For over a year it was the topic of dinner table conversation. Often we would eat dinner on trays in front of the television. If I remember right, the station we watched for national news had a little ticker on the lower right hand side of the screen which showed how many days we were into the crisis.
Radio stations started playing "Tie a Yellow Ribbon" multiple times a day in honor of the hostages, and everyone in my neighborhood in Montgomery, Alabama put in extra work to maintain nice looking ribbons around their trees (I don't remember if they were oak or not). When the rain and whatnot had made the ribbon too frayed you had to cut it with some scissors and put a new one up.
The Iranians were uniformly portrayed as barely human in their fanaticism (often in contrast with our "moderate Muslim" allies in Saudi Arabia) and I never got a satisfactory explanation as to why they might want to take the hostages (google "President Mossadegh" and "Savak"). This didn't bother me too much at the ages of 9 or 10. They were bad guys and we were good guys, and the whole thing was intensely humiliating day after day, especially after the failure of Operation Eagle Claw in April of 1980.
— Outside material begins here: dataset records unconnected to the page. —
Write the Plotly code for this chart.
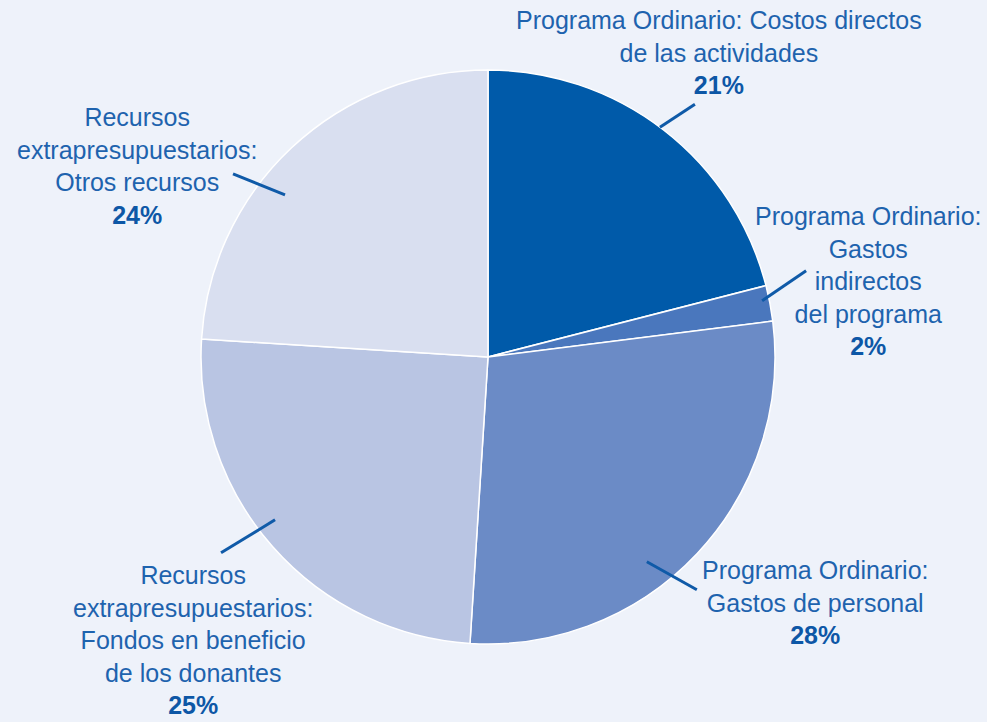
import math
import plotly.graph_objects as go

# ---- data ----
categories = [
    "Programa Ordinario: Costos directos de las actividades",
    "Programa Ordinario: Gastos indirectos del programa",
    "Programa Ordinario: Gastos de personal",
    "Recursos extrapresupuestarios: Fondos en beneficio de los donantes",
    "Recursos extrapresupuestarios: Otros recursos",
]
values = [21, 2, 28, 25, 24]
label_texts = [
    "Programa Ordinario: Costos directos<br>de las actividades",
    "Programa Ordinario:<br>Gastos<br>indirectos<br>del programa",
    "Programa Ordinario:<br>Gastos de personal",
    "Recursos<br>extrapresupuestarios:<br>Fondos en beneficio<br>de los donantes",
    "Recursos<br>extrapresupuestarios:<br>Otros recursos",
]

# ---- style / layout ----
W, H = 987, 722
colors = ["#005AA9", "#4A77BD", "#6B8BC6", "#B9C5E3", "#D9DFF0"]
bg = "#EEF2FA"
text_color = "#1E63AE"
pct_color = "#0D57A6"
line_color = "#0F5AA8"

cx, cy, R = 488, 357, 287  # pie center/radius in pixels
# label block centers (pixels)
label_pos = [(719, 53), (868, 281), (815, 602), (193, 640), (137, 166)]
# leader lines: (angle offset deg from slice mid, radius fraction, dx, dy px)
leaders = [(-1.0, 1.0, 35, -23), (-0.8, 0.975, 44, -30), (9.0, 0.903, 50, 28),
           (4.0, 0.934, -54, 33), (-8.2, 0.905, -52, -21)]

fig = go.Figure(go.Pie(
    labels=categories, values=values, sort=False, direction="clockwise",
    rotation=0, marker=dict(colors=colors, line=dict(color="white", width=1.5)),
    textinfo="none", hoverinfo="label+percent", showlegend=False,
    domain=dict(x=[(cx - R) / W, (cx + R) / W], y=[(H - cy - R) / H, (H - cy + R) / H]),
))

total = sum(values)
cum = 0
annotations = []
shapes = []
for i, v in enumerate(values):
    mid = (cum + v / 2) / total * 360
    cum += v
    pct = round(v / total * 100)
    lx, ly = label_pos[i]
    annotations.append(dict(
        x=lx / W, y=1 - ly / H, xref="paper", yref="paper", showarrow=False,
        xanchor="center", yanchor="middle", align="center",
        text=f"{label_texts[i]}<br><b style='color:{pct_color}'>{pct}%</b>",
        font=dict(family="Liberation Sans, Arial, sans-serif", size=25, color=text_color),
    ))
    da, rf, dx, dy = leaders[i]
    a = math.radians(mid + da)
    x0 = cx + R * rf * math.sin(a)
    y0 = cy - R * rf * math.cos(a)
    x1, y1 = x0 + dx, y0 + dy
    shapes.append(dict(type="line", xref="paper", yref="paper",
                       x0=x0 / W, y0=1 - y0 / H, x1=x1 / W, y1=1 - y1 / H,
                       line=dict(color=line_color, width=3)))

fig.update_layout(
    width=W, height=H, margin=dict(l=0, r=0, t=0, b=0),
    paper_bgcolor=bg, plot_bgcolor=bg,
    annotations=annotations, shapes=shapes,
)
fig.write_html(
    "out.html",
    config={"displayModeBar": False},
    post_script="document.body.style.margin='0';document.body.style.background='%s';" % bg,
)
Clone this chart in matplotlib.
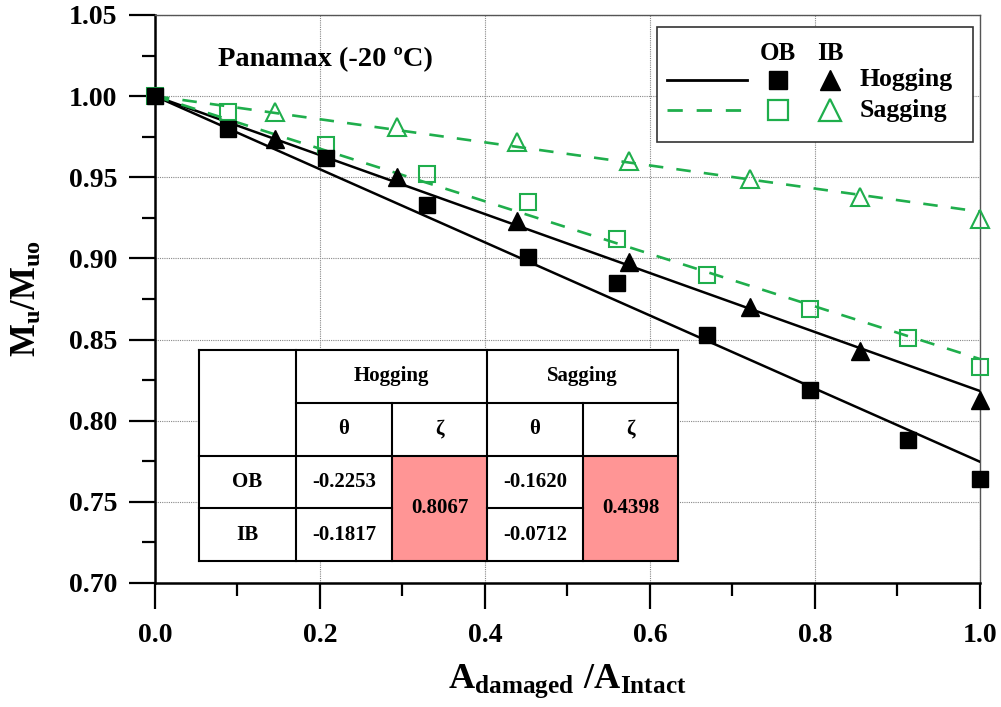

And then, in November of that year, Ronald Reagan was elected. As a six year old I had voted for Jimmy Carter in my first grade class election, because I liked his smile. In the months of nightly news coverage following Eagle Claw, my ten year old self had learned a lesson. I even had a Ronald Reagan t-shirt. And I was right to wear that shirt, for he was so powerful that a mere twenty minutes after his inagurural speach, it was announced the hostages had been freed.
The hostages are free! The hostages are free!
For some reason I was at home that day and my mom was at work. With shaking hands I dialed, for the first time, her phone number at the prison (long story for another post).
"Mom! Mom! Mom!" Hyperventilation. "They. They. They! Freed! The." Hyperventilation. "Hostages!"
Long pause.
"It's all on the T.V. The hostages are free! The hostages are free!"
An unnerving amount of silence, and then. "Jon. You are not to call me at work unless it's important." Click.
It was a rather rude way to be pulled out of the cave and into sunlight, and I think I'm still grappling with how something can be a national obsession and yet not be "important." But one thing is for sure; human beings are simply not to be taken seriously. Just look at what we say, and then look at what we do. Would you take someone like that seriously? Honestly.